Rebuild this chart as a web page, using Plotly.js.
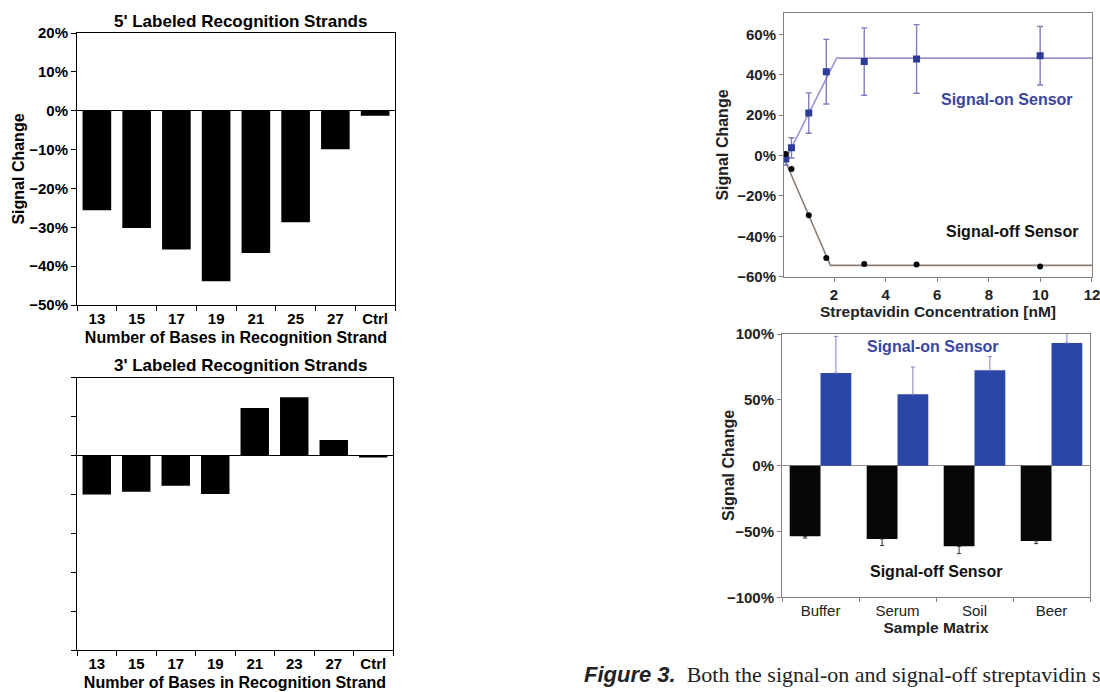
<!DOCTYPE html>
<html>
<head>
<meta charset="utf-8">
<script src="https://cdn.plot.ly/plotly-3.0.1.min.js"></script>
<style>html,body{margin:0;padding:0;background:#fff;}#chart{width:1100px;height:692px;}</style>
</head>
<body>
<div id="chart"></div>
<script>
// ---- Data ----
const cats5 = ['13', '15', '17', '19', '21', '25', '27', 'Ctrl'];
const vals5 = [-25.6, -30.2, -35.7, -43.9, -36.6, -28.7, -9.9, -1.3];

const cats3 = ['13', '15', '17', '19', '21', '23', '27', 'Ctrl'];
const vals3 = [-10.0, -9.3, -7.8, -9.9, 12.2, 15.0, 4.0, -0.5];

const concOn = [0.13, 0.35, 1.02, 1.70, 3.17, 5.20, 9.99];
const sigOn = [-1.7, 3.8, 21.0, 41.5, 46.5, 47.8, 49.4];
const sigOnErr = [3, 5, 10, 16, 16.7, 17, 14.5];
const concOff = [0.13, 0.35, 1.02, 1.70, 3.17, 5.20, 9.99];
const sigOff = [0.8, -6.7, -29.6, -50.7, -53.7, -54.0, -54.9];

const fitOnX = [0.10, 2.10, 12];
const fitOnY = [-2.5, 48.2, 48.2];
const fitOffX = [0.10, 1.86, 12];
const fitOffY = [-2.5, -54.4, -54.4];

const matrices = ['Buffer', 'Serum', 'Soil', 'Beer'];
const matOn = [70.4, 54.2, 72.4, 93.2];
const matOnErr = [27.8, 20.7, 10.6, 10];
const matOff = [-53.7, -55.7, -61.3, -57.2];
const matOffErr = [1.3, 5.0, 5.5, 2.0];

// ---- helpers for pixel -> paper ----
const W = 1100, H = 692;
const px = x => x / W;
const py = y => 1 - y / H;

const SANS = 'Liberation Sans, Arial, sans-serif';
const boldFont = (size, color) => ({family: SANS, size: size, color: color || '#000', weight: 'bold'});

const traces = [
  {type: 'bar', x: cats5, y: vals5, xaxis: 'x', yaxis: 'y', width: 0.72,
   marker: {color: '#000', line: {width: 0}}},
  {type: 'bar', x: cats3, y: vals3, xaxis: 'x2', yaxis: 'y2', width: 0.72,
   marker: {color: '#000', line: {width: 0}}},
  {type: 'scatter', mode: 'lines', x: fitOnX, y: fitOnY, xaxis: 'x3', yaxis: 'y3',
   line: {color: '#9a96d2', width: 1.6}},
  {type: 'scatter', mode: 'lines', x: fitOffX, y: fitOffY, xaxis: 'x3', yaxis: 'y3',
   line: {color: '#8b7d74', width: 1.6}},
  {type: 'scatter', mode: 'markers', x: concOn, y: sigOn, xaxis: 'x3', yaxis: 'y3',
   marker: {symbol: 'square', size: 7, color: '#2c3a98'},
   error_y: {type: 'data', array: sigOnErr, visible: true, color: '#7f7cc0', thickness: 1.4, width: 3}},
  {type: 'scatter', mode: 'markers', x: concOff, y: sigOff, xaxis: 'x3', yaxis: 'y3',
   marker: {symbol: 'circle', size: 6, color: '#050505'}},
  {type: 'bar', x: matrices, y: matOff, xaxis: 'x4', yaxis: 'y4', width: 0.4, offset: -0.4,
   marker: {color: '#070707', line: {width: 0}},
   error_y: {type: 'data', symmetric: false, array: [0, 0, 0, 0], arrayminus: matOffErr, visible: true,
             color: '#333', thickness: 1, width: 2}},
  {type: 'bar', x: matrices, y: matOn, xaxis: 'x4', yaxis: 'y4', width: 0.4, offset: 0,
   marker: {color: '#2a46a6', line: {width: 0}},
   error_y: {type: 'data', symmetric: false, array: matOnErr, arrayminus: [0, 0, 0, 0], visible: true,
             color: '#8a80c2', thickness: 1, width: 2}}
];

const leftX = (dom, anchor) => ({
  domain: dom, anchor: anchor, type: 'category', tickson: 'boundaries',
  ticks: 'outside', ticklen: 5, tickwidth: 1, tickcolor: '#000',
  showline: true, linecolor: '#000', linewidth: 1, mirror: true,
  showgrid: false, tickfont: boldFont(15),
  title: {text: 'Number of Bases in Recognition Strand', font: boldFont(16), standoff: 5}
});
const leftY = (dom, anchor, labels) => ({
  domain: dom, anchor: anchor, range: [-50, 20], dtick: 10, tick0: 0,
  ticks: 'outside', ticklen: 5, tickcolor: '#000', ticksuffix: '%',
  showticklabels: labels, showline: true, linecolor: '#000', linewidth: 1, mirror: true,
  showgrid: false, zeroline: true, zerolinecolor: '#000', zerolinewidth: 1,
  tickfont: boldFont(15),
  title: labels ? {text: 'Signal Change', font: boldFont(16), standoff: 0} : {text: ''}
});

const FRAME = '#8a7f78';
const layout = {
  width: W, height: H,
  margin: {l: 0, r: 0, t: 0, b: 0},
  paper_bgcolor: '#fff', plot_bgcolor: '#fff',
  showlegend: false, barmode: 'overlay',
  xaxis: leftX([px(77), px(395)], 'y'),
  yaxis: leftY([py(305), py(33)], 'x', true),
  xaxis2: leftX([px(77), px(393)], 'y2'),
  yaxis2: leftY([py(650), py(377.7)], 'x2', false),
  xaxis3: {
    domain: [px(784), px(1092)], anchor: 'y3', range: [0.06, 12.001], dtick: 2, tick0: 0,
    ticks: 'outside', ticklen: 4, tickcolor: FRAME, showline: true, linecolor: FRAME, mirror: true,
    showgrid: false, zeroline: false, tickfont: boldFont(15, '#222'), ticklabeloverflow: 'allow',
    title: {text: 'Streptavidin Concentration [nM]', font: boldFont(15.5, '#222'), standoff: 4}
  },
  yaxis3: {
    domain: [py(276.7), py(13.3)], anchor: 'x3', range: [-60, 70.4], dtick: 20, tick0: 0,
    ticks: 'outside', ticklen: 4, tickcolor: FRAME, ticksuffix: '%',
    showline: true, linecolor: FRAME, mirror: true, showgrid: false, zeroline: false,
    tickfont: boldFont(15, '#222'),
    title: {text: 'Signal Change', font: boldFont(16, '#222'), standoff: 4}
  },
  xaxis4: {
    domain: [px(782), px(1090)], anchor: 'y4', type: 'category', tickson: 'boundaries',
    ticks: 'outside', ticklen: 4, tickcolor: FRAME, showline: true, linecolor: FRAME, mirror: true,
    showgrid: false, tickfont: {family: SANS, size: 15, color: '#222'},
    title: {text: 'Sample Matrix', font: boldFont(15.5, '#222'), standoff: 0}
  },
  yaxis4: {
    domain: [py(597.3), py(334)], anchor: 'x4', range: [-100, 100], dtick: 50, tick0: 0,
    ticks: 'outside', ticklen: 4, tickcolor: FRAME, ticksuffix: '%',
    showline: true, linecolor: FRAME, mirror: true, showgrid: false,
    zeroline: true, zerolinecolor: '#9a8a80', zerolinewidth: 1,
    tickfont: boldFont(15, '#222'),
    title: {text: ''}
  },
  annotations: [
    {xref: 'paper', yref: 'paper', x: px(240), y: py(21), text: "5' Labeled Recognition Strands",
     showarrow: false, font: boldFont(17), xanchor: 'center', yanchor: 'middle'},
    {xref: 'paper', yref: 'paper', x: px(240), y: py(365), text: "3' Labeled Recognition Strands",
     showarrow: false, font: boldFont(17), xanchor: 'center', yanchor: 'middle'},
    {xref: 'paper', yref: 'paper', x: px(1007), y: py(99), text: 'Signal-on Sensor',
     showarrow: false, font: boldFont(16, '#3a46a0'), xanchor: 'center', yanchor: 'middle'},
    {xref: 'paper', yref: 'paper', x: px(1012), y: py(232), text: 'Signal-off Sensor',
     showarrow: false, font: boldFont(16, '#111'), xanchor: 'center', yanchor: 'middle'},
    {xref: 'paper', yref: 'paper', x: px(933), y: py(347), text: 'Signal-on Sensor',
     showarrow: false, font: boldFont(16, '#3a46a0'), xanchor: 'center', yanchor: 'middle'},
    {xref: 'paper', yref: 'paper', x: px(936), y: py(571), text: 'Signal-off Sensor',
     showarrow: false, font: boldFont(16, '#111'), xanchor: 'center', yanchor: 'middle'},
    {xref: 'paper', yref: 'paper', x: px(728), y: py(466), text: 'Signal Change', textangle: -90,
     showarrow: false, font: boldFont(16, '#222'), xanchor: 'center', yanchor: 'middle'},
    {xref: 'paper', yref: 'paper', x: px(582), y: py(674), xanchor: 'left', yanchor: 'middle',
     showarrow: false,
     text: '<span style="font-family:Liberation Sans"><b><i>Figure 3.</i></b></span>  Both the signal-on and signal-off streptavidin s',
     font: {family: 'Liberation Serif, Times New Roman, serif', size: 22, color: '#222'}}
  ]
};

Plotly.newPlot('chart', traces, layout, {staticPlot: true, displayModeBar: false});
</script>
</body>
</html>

----------

● **Aim of the task**
Repeat only the lines from the beginning of the material through the line containing "const boldFont = (size, color)", both ends kept, leaving pictures out.

● **Output**
Rebuild this chart as a web page, using Plotly.js.
<!DOCTYPE html>
<html>
<head>
<meta charset="utf-8">
<script src="https://cdn.plot.ly/plotly-3.0.1.min.js"></script>
<style>html,body{margin:0;padding:0;background:#fff;}#chart{width:1100px;height:692px;}</style>
</head>
<body>
<div id="chart"></div>
<script>
// ---- Data ----
const cats5 = ['13', '15', '17', '19', '21', '25', '27', 'Ctrl'];
const vals5 = [-25.6, -30.2, -35.7, -43.9, -36.6, -28.7, -9.9, -1.3];

const cats3 = ['13', '15', '17', '19', '21', '23', '27', 'Ctrl'];
const vals3 = [-10.0, -9.3, -7.8, -9.9, 12.2, 15.0, 4.0, -0.5];

const concOn = [0.13, 0.35, 1.02, 1.70, 3.17, 5.20, 9.99];
const sigOn = [-1.7, 3.8, 21.0, 41.5, 46.5, 47.8, 49.4];
const sigOnErr = [3, 5, 10, 16, 16.7, 17, 14.5];
const concOff = [0.13, 0.35, 1.02, 1.70, 3.17, 5.20, 9.99];
const sigOff = [0.8, -6.7, -29.6, -50.7, -53.7, -54.0, -54.9];

const fitOnX = [0.10, 2.10, 12];
const fitOnY = [-2.5, 48.2, 48.2];
const fitOffX = [0.10, 1.86, 12];
const fitOffY = [-2.5, -54.4, -54.4];

const matrices = ['Buffer', 'Serum', 'Soil', 'Beer'];
const matOn = [70.4, 54.2, 72.4, 93.2];
const matOnErr = [27.8, 20.7, 10.6, 10];
const matOff = [-53.7, -55.7, -61.3, -57.2];
const matOffErr = [1.3, 5.0, 5.5, 2.0];

// ---- helpers for pixel -> paper ----
const W = 1100, H = 692;
const px = x => x / W;
const py = y => 1 - y / H;

const SANS = 'Liberation Sans, Arial, sans-serif';
const boldFont = (size, color) => ({family: SANS, size: size, color: color || '#000', weight: 'bold'});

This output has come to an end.